La tragedia provocada por la dictadura militar en el periodo 1976-1983 aparece asumida como la demostración fehaciente de la incapacidad para reorientar la política del país tras el definitivo hundimiento de la experiencia peronista. En una sociedad culta, desarrollada y activa como era la argentina la brutalidad del régimen militar provocó una desestabilización drástica en las pautas culturales y de comportamiento que sólo pudieron ser contrarrestadas mediante el exilio y la esperanza de recuperar unas capacidades que se creían estructurales y a prueba de cualquier trauma político.

Pero no fue así. Ese régimen, basado en la corrupción y el crimen, introdujo medidas de ajuste que rápidamente dieron al traste con el modelo de Estado de Bienestar fraguado en Argentina en los años cuarenta del siglo XX. La bibliografía lo refleja bien y demuestra hasta qué punto las tensiones vividas habían podido ser mitigadas hasta entonces en el contexto de un país cuya inserción en la economía mundial se mostraba vigorosa. Con una visión más populista que de política basada en la integración social, los logros alcanzados por el peronismo en la atención de los desfavorecidos lo situaron en una posición singular dentro del continente, que daría origen para siempre a la formación de referencias sustantivas en el imaginario argentino. El rostro de Eva Duarte sigue presente en la cartelería que adorna las calles de Buenos Aires, sus mensajes aparecen grabados en las paredes y su nombre suscita un respeto que llama la atención.

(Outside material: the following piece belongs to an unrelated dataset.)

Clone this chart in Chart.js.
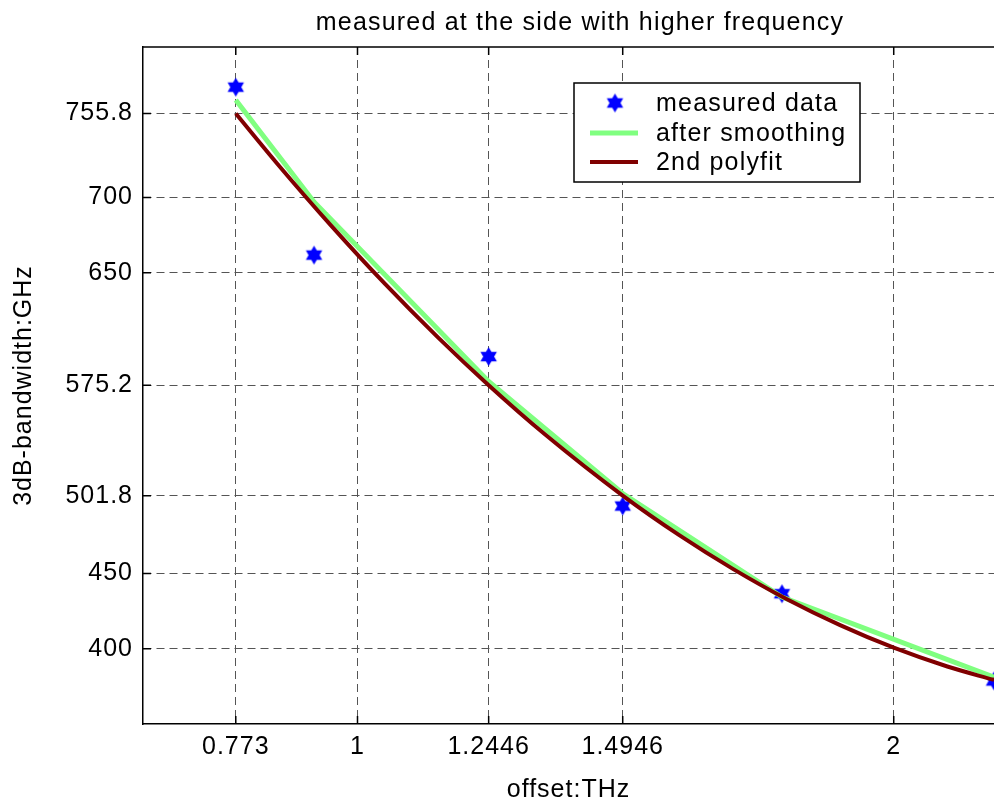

Todo parece indicar que la sociedad se ratifica en el mantenimiento de una simbología destinada a neutralizar la sensación de fracaso que emana del hecho comprobado de que entre 1976 y 2002 tanto el régimen militar como los que le sucedieron, bien bajo la égida del justicialismo (personificado en la enajenación masiva de lo público llevada a cabo por Menem) o de la Unión Cívica Radical (un partido cuyos presidentes jamás terminaron sus mandatos), ocasionaron, como recientemente ha señalado Susana Torrado, de la Universidad de Buenos Aires, “el mayor retroceso social de la historia del país”. Más allá de los beneficios que depara su proyección comercial especializada en productos agrarios, los indicadores de bienestar social arrojan un panorama alarmante: desempleo, tendencia a la informalización masiva del trabajo, pobreza en progresión creciente, debilitamiento de la clase media, deterioro de la ética y del espacio público. Un balance que se agrava ante la pérdida de confianza en la clase política y que, con la mirada puesta en el futuro, sólo puede ser contrarrestado no en función de la nostalgia que evoca la independencia conseguida hace dos siglos sino de esa voluntad, de la que Marcos Aguinis se hace eco, de hacer de Argentina un país “donde se prefiera el diálogo a la confrontación, la armonía a la prepotencia, la ley a la trasgresión, el respeto a la ofensa”. Nadie duda que tales objetivos están repletos de dificultades.